Task brief: Starting with the first line of the listing, quote each line exactly until and including the one with "markeredgewidth=1.6 if m", leaving pictures out.

Source material:
━━━━━━━━━━━━━━━━━━━━

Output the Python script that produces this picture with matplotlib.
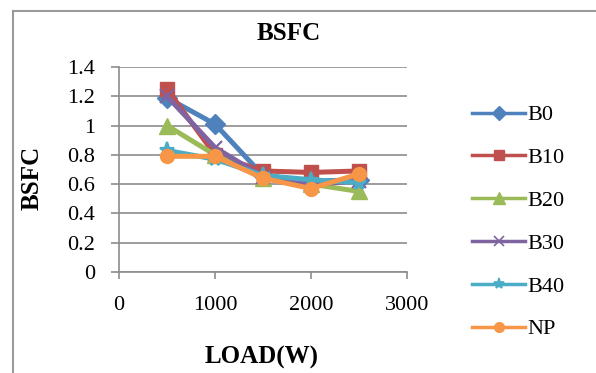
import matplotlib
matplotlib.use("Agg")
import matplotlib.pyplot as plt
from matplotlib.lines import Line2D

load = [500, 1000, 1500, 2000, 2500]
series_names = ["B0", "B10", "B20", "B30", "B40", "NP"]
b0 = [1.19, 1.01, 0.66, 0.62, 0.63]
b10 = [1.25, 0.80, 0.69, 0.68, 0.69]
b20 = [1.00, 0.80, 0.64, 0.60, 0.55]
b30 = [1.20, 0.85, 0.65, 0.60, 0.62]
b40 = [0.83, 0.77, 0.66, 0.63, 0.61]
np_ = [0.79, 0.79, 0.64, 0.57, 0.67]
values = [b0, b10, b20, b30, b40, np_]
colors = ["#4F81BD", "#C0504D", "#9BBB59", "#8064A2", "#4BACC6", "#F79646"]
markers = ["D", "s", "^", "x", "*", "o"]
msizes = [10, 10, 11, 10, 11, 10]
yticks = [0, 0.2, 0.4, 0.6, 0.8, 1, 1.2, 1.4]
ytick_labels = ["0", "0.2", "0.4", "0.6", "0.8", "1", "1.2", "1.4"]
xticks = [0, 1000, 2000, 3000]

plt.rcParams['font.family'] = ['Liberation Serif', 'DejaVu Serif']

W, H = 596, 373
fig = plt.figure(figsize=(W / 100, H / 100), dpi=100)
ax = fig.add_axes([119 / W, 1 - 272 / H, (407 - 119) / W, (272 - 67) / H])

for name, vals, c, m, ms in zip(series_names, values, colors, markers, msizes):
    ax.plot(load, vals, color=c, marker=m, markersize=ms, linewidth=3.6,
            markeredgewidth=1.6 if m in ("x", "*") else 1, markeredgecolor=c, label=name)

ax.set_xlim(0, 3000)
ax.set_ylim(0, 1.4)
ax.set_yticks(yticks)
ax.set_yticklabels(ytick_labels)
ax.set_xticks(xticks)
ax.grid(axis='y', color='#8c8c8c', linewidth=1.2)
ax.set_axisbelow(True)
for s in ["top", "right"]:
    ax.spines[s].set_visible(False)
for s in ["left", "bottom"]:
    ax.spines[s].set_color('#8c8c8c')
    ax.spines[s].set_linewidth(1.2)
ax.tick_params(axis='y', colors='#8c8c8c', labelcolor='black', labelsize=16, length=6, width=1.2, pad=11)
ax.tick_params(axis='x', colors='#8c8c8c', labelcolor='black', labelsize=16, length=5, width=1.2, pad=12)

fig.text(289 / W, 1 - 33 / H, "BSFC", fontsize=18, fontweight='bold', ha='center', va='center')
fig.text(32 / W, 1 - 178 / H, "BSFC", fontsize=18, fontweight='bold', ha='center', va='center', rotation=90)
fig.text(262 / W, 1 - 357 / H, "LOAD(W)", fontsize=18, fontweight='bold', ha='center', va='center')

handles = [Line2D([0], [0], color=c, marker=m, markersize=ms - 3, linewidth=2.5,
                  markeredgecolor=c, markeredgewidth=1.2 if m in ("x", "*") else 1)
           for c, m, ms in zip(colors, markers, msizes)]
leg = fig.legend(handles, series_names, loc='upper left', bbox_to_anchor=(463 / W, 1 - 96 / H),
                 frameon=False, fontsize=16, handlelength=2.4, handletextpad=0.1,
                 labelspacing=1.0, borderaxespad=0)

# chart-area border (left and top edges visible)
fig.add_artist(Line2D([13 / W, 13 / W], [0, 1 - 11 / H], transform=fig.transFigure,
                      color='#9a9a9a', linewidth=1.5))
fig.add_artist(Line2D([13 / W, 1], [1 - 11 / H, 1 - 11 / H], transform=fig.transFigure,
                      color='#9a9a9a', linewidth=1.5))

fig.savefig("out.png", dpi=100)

━━━━━━━━━━━━━━━━━━━━

Task solution:
Output the Python script that produces this picture with matplotlib.
import matplotlib
matplotlib.use("Agg")
import matplotlib.pyplot as plt
from matplotlib.lines import Line2D

load = [500, 1000, 1500, 2000, 2500]
series_names = ["B0", "B10", "B20", "B30", "B40", "NP"]
b0 = [1.19, 1.01, 0.66, 0.62, 0.63]
b10 = [1.25, 0.80, 0.69, 0.68, 0.69]
b20 = [1.00, 0.80, 0.64, 0.60, 0.55]
b30 = [1.20, 0.85, 0.65, 0.60, 0.62]
b40 = [0.83, 0.77, 0.66, 0.63, 0.61]
np_ = [0.79, 0.79, 0.64, 0.57, 0.67]
values = [b0, b10, b20, b30, b40, np_]
colors = ["#4F81BD", "#C0504D", "#9BBB59", "#8064A2", "#4BACC6", "#F79646"]
markers = ["D", "s", "^", "x", "*", "o"]
msizes = [10, 10, 11, 10, 11, 10]
yticks = [0, 0.2, 0.4, 0.6, 0.8, 1, 1.2, 1.4]
ytick_labels = ["0", "0.2", "0.4", "0.6", "0.8", "1", "1.2", "1.4"]
xticks = [0, 1000, 2000, 3000]

plt.rcParams['font.family'] = ['Liberation Serif', 'DejaVu Serif']

W, H = 596, 373
fig = plt.figure(figsize=(W / 100, H / 100), dpi=100)
ax = fig.add_axes([119 / W, 1 - 272 / H, (407 - 119) / W, (272 - 67) / H])

for name, vals, c, m, ms in zip(series_names, values, colors, markers, msizes):
    ax.plot(load, vals, color=c, marker=m, markersize=ms, linewidth=3.6,
            markeredgewidth=1.6 if m in ("x", "*") else 1, markeredgecolor=c, label=name)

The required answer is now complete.